だから、過去のスタッフに自殺者もいるというのも作り事であってほしいです(藤屋敷は自殺するような玉には見えないし)。
ありがとうございます!
検索して観ます。
>主は実際ロッカーの人のようです
やはりロッカーの間では有名な事柄なんですね。
>なぜか送信出来ないので
これは申し訳ありません。なんででしょう。
URLか何か貼り付けましたか?
でも今までもURLは貼っていただいたことがありますよね。
>URLか何か貼り付けましたか?
はい。なのでURLをやめてコメント送信しました。これまでは普通に貼り付け送信できたんですが。
テストも兼ねて、他のレビューサイトを今度はURLを貼って紹介してみます。
http://honnoro.web.fc2.com/
これは以前から私が信頼しているほん呪レビューサイトなんですが、56巻を最後に更新が全く途絶えています。それまでの書きぶりからして、近年ではありがちな「ほん呪離れ」というわけでも全然なさそうなので、もしかしたら亡くなってしまったのかと危ぶんでいます。ほん呪愛にあふれたレビュアーさんです。
興味深い考察です。おそらくビンゴでしょう。
27クラブと言うらしいですね。
https://rollingstonejapan.com/articles/detail/32702/1/1/1
洋楽はあまり聞かないので、恥ずかしながら全く知りませんでした(いやぁ教養の差が出るなあ)。

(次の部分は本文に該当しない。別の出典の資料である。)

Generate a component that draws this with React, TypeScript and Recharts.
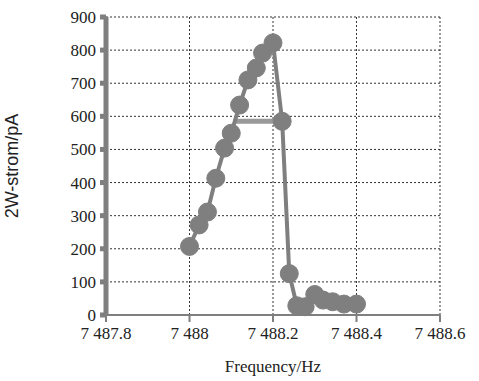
import React from 'react';
import { LineChart, Line, XAxis, YAxis, CartesianGrid, Label, Text } from 'recharts';

// sweep order
const freqs = [
  7488.0, 7488.023, 7488.043, 7488.063, 7488.084, 7488.1, 7488.12, 7488.14, 7488.16, 7488.175, 7488.2,
  7488.222, 7488.239, 7488.257, 7488.277, 7488.3, 7488.32, 7488.343, 7488.37, 7488.4,
];
const currents = [
  207, 272, 311, 413, 504, 549, 634, 710, 746, 791, 822,
  585, 125, 28, 25, 62, 45, 40, 33, 33,
];
// the flat segment at ~585 pA
const stepFreqs = [7488.105, 7488.222];
const stepCurrents = [585, 585];

const xTicks = [7487.8, 7488, 7488.2, 7488.4, 7488.6];
const yTicks = [0, 100, 200, 300, 400, 500, 600, 700, 800, 900];

const data = freqs.map((f, i) => ({ f, v: currents[i] }));
const stepData = stepFreqs.map((f, i) => ({ f, v: stepCurrents[i] }));

const fmtX = (v: number) => {
  const s = String(+v.toFixed(1));
  return s.slice(0, 1) + ' ' + s.slice(1);
};

const serif = '"Liberation Serif", serif';
const sans = '"Liberation Sans", sans-serif';
const GRAY = '#7f7f7f';

const XTick = (props: any) => {
  const { x, y, payload } = props;
  return (
    <Text x={x} y={y + 15} textAnchor="middle" fill="#222" style={{ fontSize: 17, fontFamily: serif }}>
      {fmtX(payload.value)}
    </Text>
  );
};

const YTick = (props: any) => {
  const { x, y, payload } = props;
  return (
    <Text x={x - 2} y={y + 6} textAnchor="end" fill="#222" style={{ fontSize: 17, fontFamily: serif }}>
      {String(payload.value)}
    </Text>
  );
};

export default function App() {
  return (
    <div style={{ position: 'absolute', left: 0, top: 0, background: '#fff', fontFamily: serif }}>
      <LineChart width={479} height={381} margin={{ top: 17, right: 39, bottom: 0, left: 0 }}>
        <CartesianGrid stroke="#333" strokeDasharray="2 2" strokeWidth={1} />
        <XAxis
          type="number"
          dataKey="f"
          domain={[7487.8, 7488.6]}
          ticks={xTicks}
          height={66}
          stroke={GRAY}
          strokeWidth={2}
          tickSize={7}
          tick={XTick}
          allowDataOverflow
        >
          <Label value="Frequency/Hz" position="insideBottom" offset={9} fill="#222" style={{ fontSize: 17, fontFamily: serif }} />
        </XAxis>
        <YAxis
          type="number"
          dataKey="v"
          domain={[0, 900]}
          ticks={yTicks}
          width={106}
          stroke={GRAY}
          strokeWidth={5}
          tickSize={6}
          tick={YTick}
        >
          <Label
            value="2W-strom/pA"
            angle={-90}
            position="insideLeft"
            offset={12}
            fill="#222"
            style={{ textAnchor: 'middle', fontFamily: sans, fontSize: 18 }}
          />
        </YAxis>
        <Line
          data={stepData}
          dataKey="v"
          stroke="#999"
          strokeWidth={5}
          dot={false}
          isAnimationActive={false}
        />
        <Line
          data={data}
          dataKey="v"
          stroke={GRAY}
          strokeWidth={4}
          dot={{ r: 9, fill: GRAY, stroke: GRAY, strokeWidth: 1 }}
          isAnimationActive={false}
        />
      </LineChart>
    </div>
  );
}
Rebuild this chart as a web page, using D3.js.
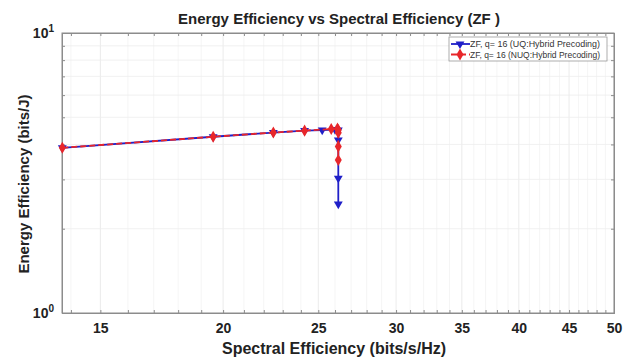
<!DOCTYPE html>
<html lang="en">
<head>
<meta charset="UTF-8">
<title>Energy Efficiency vs Spectral Efficiency</title>
<script src="https://cdn.jsdelivr.net/npm/d3@7"></script>
<style>
  body { margin: 0; background: #fff; }
  text { font-family: "Liberation Sans", Arial, sans-serif; }
</style>
</head>
<body>
<svg width="632" height="358"></svg>
<script>
// data
const seUQ  = [13.72, 19.54, 22.50, 24.21, 25.23, 26.0, 26.2, 26.2, 26.2, 26.2];
const eeUQ  = [3.89, 4.26, 4.41, 4.48, 4.50, 4.52, 4.50, 4.15, 3.03, 2.45];
const seNUQ = [13.72, 19.54, 22.50, 24.21, 25.77, 26.15, 26.2, 26.2, 26.2, 26.2];
const eeNUQ = [3.89, 4.26, 4.41, 4.48, 4.54, 4.56, 4.50, 4.40, 3.93, 3.52];
const xTickVals = [15, 20, 25, 30, 35, 40, 45, 50];
const legendLabels = ["ZF, q= 16 (UQ:Hybrid Precoding)", "ZF, q= 16 (NUQ:Hybrid Precoding)"];

const svg = d3.select("svg");
const margin = { top: 33, right: 18, bottom: 45, left: 62 };
const W = 632, H = 358;
const width = W - margin.left - margin.right;
const height = H - margin.top - margin.bottom;

const g = svg.append("g").attr("transform", `translate(${margin.left},${margin.top})`);

const x = d3.scaleLog().domain([13.71, 50]).range([0, width]);
const y = d3.scaleLog().domain([1, 10]).range([height, 0]);

// grid
const xMinor = d3.range(14, 51);
const yMinor = d3.range(2, 10);
g.append("g").selectAll("line").data(xMinor).join("line")
  .attr("x1", d => x(d)).attr("x2", d => x(d))
  .attr("y1", 0).attr("y2", height)
  .attr("stroke", d => xTickVals.includes(d) ? "#e6e6e6" : "#f2f2f2")
  .attr("stroke-width", 0.8);
g.append("g").selectAll("line").data(yMinor).join("line")
  .attr("x1", 0).attr("x2", width)
  .attr("y1", d => y(d)).attr("y2", d => y(d))
  .attr("stroke", "#eeeeee").attr("stroke-width", 0.8);

// axes
const axisColor = "#8c8c8c";
const xAxis = g.append("g").attr("transform", `translate(0,${height})`)
  .call(d3.axisBottom(x).tickValues(xTickVals).tickFormat(d3.format("d")).tickSize(0).tickPadding(10));
g.append("g")
  .call(d3.axisTop(x).tickValues(xMinor).tickFormat("").tickSize(-3));
g.append("g").attr("transform", `translate(0,${height})`)
  .call(d3.axisBottom(x).tickValues(xMinor).tickFormat("").tickSize(-3));
g.append("g")
  .call(d3.axisLeft(y).tickValues([1, 10]).tickFormat("").tickSize(0));
g.append("g")
  .call(d3.axisLeft(y).tickValues(yMinor).tickFormat("").tickSize(-3));
g.append("g").attr("transform", `translate(${width},0)`)
  .call(d3.axisRight(y).tickValues(yMinor).tickFormat("").tickSize(-3));

g.selectAll(".domain").attr("stroke", axisColor);
g.selectAll(".tick line").attr("stroke", axisColor);
xAxis.selectAll("text").attr("font-size", 14).attr("font-weight", "bold").attr("fill", "#222");

// y labels 10^0, 10^1
[1, 10].forEach((v, i) => {
  const t = g.append("text").attr("x", -8).attr("y", y(v) + 5)
    .attr("text-anchor", "end").attr("font-size", 14).attr("font-weight", "bold").attr("fill", "#222");
  t.append("tspan").text("10");
  t.append("tspan").attr("dy", -6).attr("font-size", 10).text(i);
});

// box
g.append("rect").attr("width", width).attr("height", height)
  .attr("fill", "none").attr("stroke", axisColor).attr("stroke-width", 1);

// lines
const toPts = (xs, ys) => xs.map((d, i) => [d, ys[i]]);
const uq = toPts(seUQ, eeUQ);
const nuq = toPts(seNUQ, eeNUQ);
const line = d3.line().x(d => x(d[0])).y(d => y(d[1]));

const blue = "#1f1fc8", red = "#e8262a";
g.append("path").datum(uq).attr("d", line)
  .attr("fill", "none").attr("stroke", blue).attr("stroke-width", 1.8);
const tri = d3.symbol().type(d3.symbolTriangle).size(34);
g.selectAll(".uq").data(uq).join("path").attr("class", "uq")
  .attr("d", tri)
  .attr("transform", d => `translate(${x(d[0])},${y(d[1])}) rotate(180)`)
  .attr("fill", blue);

g.append("path").datum(nuq).attr("d", line)
  .attr("fill", "none").attr("stroke", red).attr("stroke-width", 1.8)
  .attr("stroke-dasharray", "6,3");
const dia = d3.symbol().type(d3.symbolDiamond).size(42);
g.selectAll(".nuq").data(nuq).join("path").attr("class", "nuq")
  .attr("d", dia)
  .attr("transform", d => `translate(${x(d[0])},${y(d[1])})`)
  .attr("fill", red);

// legend
const lg = svg.append("g").attr("transform", "translate(449,37)");
lg.append("rect").attr("width", 158).attr("height", 24)
  .attr("fill", "#fff").attr("stroke", "#999").attr("stroke-width", 0.8);
legendLabels.forEach((lab, i) => {
  const yy = 7 + i * 10.5;
  const c = i === 0 ? blue : red;
  lg.append("line").attr("x1", 2).attr("x2", 21).attr("y1", yy).attr("y2", yy)
    .attr("stroke", c).attr("stroke-width", 1.8)
    .attr("stroke-dasharray", i === 0 ? null : "6,3");
  lg.append("path").attr("d", i === 0 ? tri : dia)
    .attr("transform", `translate(11,${yy})` + (i === 0 ? " rotate(180)" : ""))
    .attr("fill", c);
  lg.append("text").attr("x", 21).attr("y", yy + 3.3)
    .attr("font-size", 9.3).attr("fill", "#333").attr("textLength", 130)
    .attr("lengthAdjust", "spacingAndGlyphs").text(lab);
});

// titles
svg.append("text").attr("x", 339).attr("y", 24)
  .attr("text-anchor", "middle").attr("font-size", 15).attr("font-weight", "bold")
  .attr("fill", "#222").text("Energy Efficiency vs Spectral Efficiency (ZF )");
svg.append("text").attr("x", 334).attr("y", 354)
  .attr("text-anchor", "middle").attr("font-size", 16).attr("font-weight", "bold")
  .attr("fill", "#222").text("Spectral Efficiency (bits/s/Hz)");
svg.append("text").attr("transform", `translate(29,${184}) rotate(-90)`)
  .attr("text-anchor", "middle").attr("font-size", 15).attr("font-weight", "bold")
  .attr("fill", "#222").text("Energy Efficiency (bits/J)");
</script>
</body>
</html>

差し支えなければ、その「新興のほん呪レビューサイト」を教えていただけませんか?
ちょっと興味があります。
(※何度かコメント送信を試みているんですが、なぜか送信出来ないので、当初書いたものとは違うかたちでお送りします)
「ほんとにあった!呪いのブログ」というサイトです。主は実際ロッカーの人のようです。